The origin of the species
Roberts travels to far-flung places and examines the archaeological record, the genetic evidence, even folklore and ancient climates, to assemble the pieces of a complex jigsaw puzzle. Her approach means that this is a travel book as well as a book of popular science. It’s a clever idea, because the exciting travel to exotic places livens up the science and gives the book a second story.
Alice Roberts is by no means a scientific light weight. She’s a qualified medical doctor, on a sabbatical from her job as a lecturer in anatomy at Bristol University. She has an interest in evolutionary anatomy, the study of how the human body came to be the shape it is today, and she’s not afraid of expressing her own opinion.
There are several schools of thought on how we evolved as a species and then spread out to colonise practically the entire world (we can’t really claim to have inhabited Antarctica).
The mainstream theory is that modern humans are descended from a small band of people who emigrated from Africa between 50,000 and 80,000 years ago. This makes us all closely related. The genetic evidence suggests that all modern humans share one common ancestor, a many-times-great grandmother who lived in Africa 200,000 years ago.
There are other theories. The orthodox view among Chinese scientists is that human beings evolved separately from more primitive forms in their country, and that the Chinese people have no African forebears. Alice Roberts doesn’t agree with this, and I suspect she’s right.

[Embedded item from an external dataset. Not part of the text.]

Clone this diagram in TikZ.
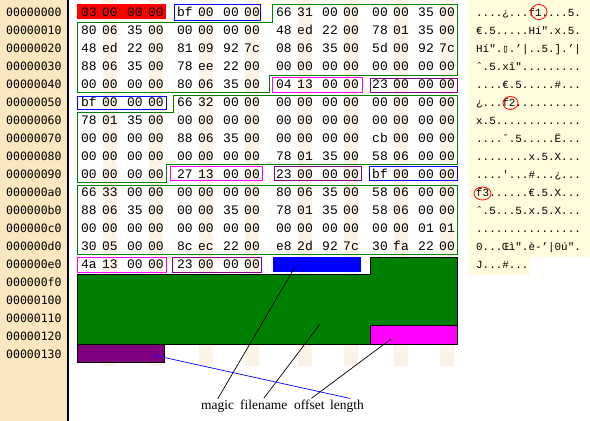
\documentclass[tikz,border=0pt]{standalone}
\usepackage{fontspec}
\setmainfont{Liberation Serif}
\newfontfamily\hexfont{Liberation Mono}
\newfontfamily\addrfont{DejaVu Sans Mono}
\newfontfamily\boxfont{DejaVu Sans Mono}

\begin{document}
\begin{tikzpicture}[x=1pt,y=-1pt,
  hexbyte/.style={anchor=base, inner sep=0pt, font=\hexfont\fontsize{13}{13}\selectfont},
  addr/.style={anchor=base west, inner sep=0pt, font=\addrfont\fontsize{11.5}{11.5}\selectfont},
  asciitxt/.style={anchor=base west, inner sep=0pt, font=\hexfont\fontsize{10.9}{10.9}\selectfont},
  lbl/.style={anchor=base west, inner sep=1pt, font=\fontsize{13.5}{13.5}\selectfont},
  pointer/.style={line width=0.7pt}]

% Colori
\definecolor{colAddr}{HTML}{FAE7BF}
\definecolor{colAscii}{HTML}{FFFBDD}
\definecolor{colStripe}{HTML}{FBF3E6}
\definecolor{colGreen}{HTML}{008000}
\definecolor{colBlue}{HTML}{0000FF}
\definecolor{colMag}{HTML}{FF00FF}
\definecolor{colPurple}{HTML}{800080}
\definecolor{colRed}{HTML}{FF0000}

\useasboundingbox (0,0) rectangle (590,421);

% Sfondi
\fill[colAddr] (0,0) rectangle (68,421);
\fill[colAscii] (468,0) -- (590,0) -- (590,257) -- (530,257) -- (530,275) -- (468,275) -- cycle;
\draw[line width=1.2pt] (68,0) -- (68,421);

% Colonne alternate
\foreach \gx in {89,185,284,380} {
  \fill[colStripe] (\gx+14,0) rectangle (\gx+28,366);
  \fill[colStripe] (\gx+60,0) rectangle (\gx+74,366);
}

% Campi pieni
\fill[colRed] (77,4) rectangle (166,19);
\fill[colBlue] (273,257) rectangle (361,272);
\filldraw[fill=colGreen, draw=black, line width=0.8pt]
  (370,257) -- (457,257) -- (457,344) -- (77,344) -- (77,274) -- (370,274) -- cycle;
\filldraw[fill=colMag, draw=black, line width=0.8pt] (370,325) rectangle (457,344);
\filldraw[fill=colPurple, draw=black, line width=0.8pt] (77,344) rectangle (164,362);

% Indirizzi
\foreach \a [count=\i from 0] in {00000000,00000010,00000020,00000030,00000040,
    00000050,00000060,00000070,00000080,00000090,000000a0,000000b0,000000c0,
    000000d0,000000e0,000000f0,00000100,00000110,00000120,00000130}
  \node[addr] (addr-\i) at (6,16+18*\i) {\a};

% Byte
\foreach \row [count=\i from 0] in {
    {03,00,00,00,bf,00,00,00,66,31,00,00,00,00,35,00},
    {80,06,35,00,00,00,00,00,48,ed,22,00,78,01,35,00},
    {48,ed,22,00,81,09,92,7c,08,06,35,00,5d,00,92,7c},
    {88,06,35,00,78,ee,22,00,00,00,00,00,00,00,00,00},
    {00,00,00,00,80,06,35,00,04,13,00,00,23,00,00,00},
    {bf,00,00,00,66,32,00,00,00,00,00,00,00,00,00,00},
    {78,01,35,00,00,00,00,00,00,00,00,00,00,00,00,00},
    {00,00,00,00,88,06,35,00,00,00,00,00,cb,00,00,00},
    {00,00,00,00,00,00,00,00,78,01,35,00,58,06,00,00},
    {00,00,00,00,27,13,00,00,23,00,00,00,bf,00,00,00},
    {66,33,00,00,00,00,00,00,80,06,35,00,58,06,00,00},
    {88,06,35,00,00,00,35,00,78,01,35,00,58,06,00,00},
    {00,00,00,00,00,00,00,00,00,00,00,00,00,00,01,01},
    {30,05,00,00,8c,ec,22,00,e8,2d,92,7c,30,fa,22,00},
    {4a,13,00,00,23,00,00,00}} {
  \foreach \b [count=\k from 0] in \row {
    \pgfmathsetmacro\bx{{89,185,284,380}[int(\k/4)]+{0,21,46,67}[int(mod(\k,4))]}
    \node[hexbyte] (b-\i-\k) at (\bx,16+18*\i) {\b};
  }
}

% Testo ASCII
\node[asciitxt] (asc-0) at (476,16) {....¿...f1....5.};
\node[asciitxt] (asc-1) at (476,34) {€.5.....Hí".x.5.};
\node[asciitxt] (asc-2) at (476,52) {Hí".{\boxfont ▯}.’|..5.].’|};
\node[asciitxt] (asc-3) at (476,70) {ˆ.5.xî".........};
\node[asciitxt] (asc-4) at (476,88) {....€.5.....\#...};
\node[asciitxt] (asc-5) at (476,106) {¿...f2..........};
\node[asciitxt] (asc-6) at (476,124) {x.5.............};
\node[asciitxt] (asc-7) at (476,142) {....ˆ.5.....Ë...};
\node[asciitxt] (asc-8) at (476,160) {........x.5.X...};
\node[asciitxt] (asc-9) at (476,178) {....\textquotesingle...\#...¿...};
\node[asciitxt] (asc-10) at (476,196) {f3......€.5.X...};
\node[asciitxt] (asc-11) at (476,214) {ˆ.5...5.x.5.X...};
\node[asciitxt] (asc-12) at (476,232) {................};
\node[asciitxt] (asc-13) at (476,250) {0...Œì".è-’|0ú".};
\node[asciitxt] (asc-14) at (476,268) {J...\#...};

% Cerchi rossi
\draw[colRed, line width=0.8pt] (539,12) ellipse [x radius=8, y radius=7.5];
\draw[colRed, line width=0.8pt] (510.5,103) ellipse [x radius=7.5, y radius=6.5];
\draw[colRed, line width=0.8pt] (482.5,193.5) ellipse [x radius=8.5, y radius=6.5];

% Riquadri - file 1
\draw[colBlue, line width=0.8pt] (174,4) rectangle (260,20);
\draw[colGreen, line width=0.8pt] (272,4) -- (457,4) -- (457,75) -- (269,75) -- (269,92)
  -- (77,92) -- (77,22) -- (272,22) -- cycle;
\draw[colMag, line width=0.8pt] (272,77) rectangle (362,92);
\draw[colPurple, line width=0.8pt] (370,78) rectangle (457,92);

% Riquadri - file 2
\draw[colBlue, line width=0.8pt] (77,96) rectangle (166,109);
\draw[colGreen, line width=0.8pt] (173,95) -- (457,95) -- (457,164) -- (166,164) -- (166,182)
  -- (77,182) -- (77,112) -- (173,112) -- cycle;
\draw[colMag, line width=0.8pt] (170,166) rectangle (262,180);
\draw[colPurple, line width=0.8pt] (274,166) rectangle (361,180);
\draw[colBlue, line width=0.8pt] (369,166) rectangle (457,180);

% Riquadri - file 3
\draw[colGreen, line width=0.8pt] (77,185) rectangle (457,254);
\draw[colMag, line width=0.8pt] (77,257) rectangle (166,272);
\draw[colPurple, line width=0.8pt] (172,257) rectangle (261,272);

% Etichette
\node[lbl] (lblMagic) at (200,409) {magic};
\node[lbl] (lblName) at (239,409) {filename};
\node[lbl] (lblOffset) at (293,409) {offset};
\node[lbl] (lblLength) at (329,409) {length};

\coordinate (endMagic) at (295,267);
\coordinate (endName) at (320,324);
\coordinate (endOffset) at (391,339);
\coordinate (endLength) at (153,355);

\draw[pointer] (lblMagic.north) -- (endMagic);
\draw[pointer] (lblName.north) -- (endName);
\draw[pointer] ([xshift=2pt]lblOffset.north) -- (endOffset);
\draw[pointer, colBlue] ([xshift=3pt]lblLength.north) -- (endLength);

\end{tikzpicture}
\end{document}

The book also has wonderful information about other ‘human’ species that are now extinct. I’ve always been fascinated by Neanderthals. They migrated out of Africa long before modern humans and they were already in Europe when our ancestors arrived there.
They seem, in many ways, to have been superior to us. They had bigger brains, strong bodies that were better adapted to the northern climate, and they made very sophisticated tools. But after our arrival they rapidly became extinct, and nobody knows why. Genetics has shown that there was no significant inbreeding between Neanderthals and modern humans, so the two populations didn’t merge. The Neanderthals just dwindled away, apparently making a last stand on the Rock of Gibraltar 25,000 years ago.
The story of the ‘Hobbits’ of Flores is even more extraordinary. The skeletons of tiny, human-like creatures were discovered on the Indonesian island of Flores in 2003. The discovery made newspaper headlines round the world and upset the apple-cart as far as orthodox scientific theory is concerned. The Flores Hobbits are an impossibility. They seem to have lived there for a very long time and survived until as recently as 12,000 years ago. Because Flores has been an island surrounded by deep sea for hundreds of millions of years, they must have got there in some kind of boat. This, along with tools the archaeologists unearthed, suggests a quite sophisticated human culture. But anatomically they are totally different to us, with much smaller brains. They resemble the very early African australopithecines, which approximate to the old-fashioned idea of a missing link between humans and anthropoid apes. The mystery has not yet been solved.
Leaving these extinct (presumably!) ‘human’ species to one side, the story of modern humans is also astonishing. We are so incredibly adaptable that within a relatively short space of time the descendants of that small band of African pioneers had colonised the frozen wastes of Siberia during an Ice Age, the burning deserts of central Australia, and both North and South America.
The obstacles they overcame were not just climatic. There was asteroid bombardment, the eruption of massive super-volcanoes, and an array of monstrous animals that are now extinct. It’s miraculous that we are here today.
The book and the TV series are quite different. There is far more hard science in the book, though it’s written in a clear, simple manner. With a book, you control the speed at which you take in the information, so books are better than TV at communicating complex ideas.
There’s also more detail in the travel stories in the book. In one episode of the TV series, Roberts travels with a nomadic tribe of reindeer hunters and herders, the Evenki, in northern Siberia. These people are dependent on a combination of wild and domesticated reindeer. They eat practically nothing else and make their tents and most of their clothing from the hides of the animals. Alice Roberts lived with them for a while.
The Evenki are completely carnivorous and spend a lot of their time killing reindeer and then, amongst other things, drinking steaming cups of the fresh blood. What is revealed in the book but not, I think, in the television programme, is that Alice Roberts is a life-long vegetarian, adding a new dimension to the story.
The TV series is also, by its nature, episodic. The book does a better job of linking the various locations, and the different strands of the story, into one coherent narrative.
I found it altogether fascinating and I learnt a lot about who I am and where I came from.